Joe and Esther went together on six trips to Ghana, West Africa.  Joe made one trip alone.  They felt good about the mission of Self-Help and the impact results for the people.  The weather was a factor that always affected what could be done.  It was difficult to get ahead with any reserves for the family.  There were many challenges because of their environment.

The final question on the questionnaire that Esther used asked, “What do you want for your family and for yourself?”  Esther notes that the primary desire was to have education for their children and a “good” home.  This answer might be the same in any country worldwide!
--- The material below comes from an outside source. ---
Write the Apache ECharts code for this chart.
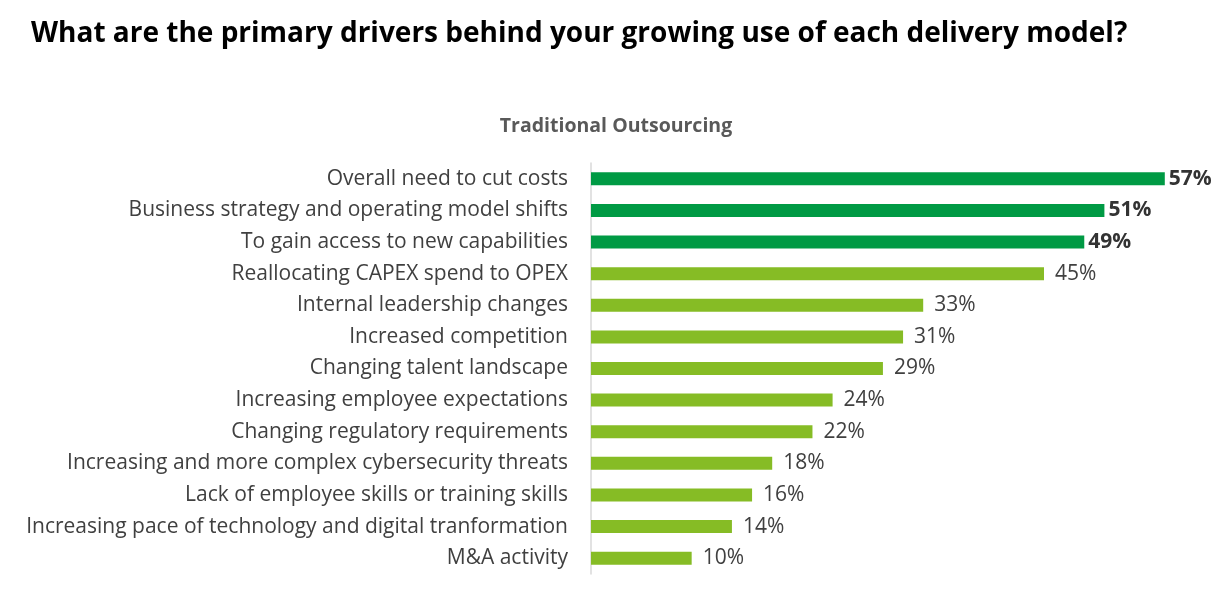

Joe Legg, had served as a County Extension Agent in Jones County, Iowa, for thirty-five years.  Working with the Department of Agriculture and Iowa State University (Iowa’s land grant university), a County Agent’s major responsibility is the delivery of educational information and programs to the citizens of the county, about agriculture, pest management, soil conservation, economics, food, nutrition and much more.  He had a Bachelor of Science Degree from Iowa State University in Agronomy: the science of soil management and crop production.

Esther Legg had served as a Home Economist for Dallas County, Iowa.  She married Joe Legg.  As typical in the time period, she became a full-time homemaker and raised a family of four children.  She had a Bachelor of Science Degree from the College of Home Economics specializing in Clothing Merchandising.  She was an excellent seamstress.

It was Esther’s ambition to do mission work in their retirement years.  Joe accepted the idea.  That started more than a decade of global travels and experiences.  Their first two trips were to Puerto Rico in February 1987 and Jamaica in 1988 for the United Methodist Church.  They had volunteered for a U.S. State Department foreign aid project to the Ivory Coast in 1989, when they met Lew Hille, director of Self-Help in the Amsterdam airport. In addition to the seven trips to Ghana with Self-Help, Joe and/or Esther also traveled on U.S. State department trips to Ukraine, Poland, and Nigeria.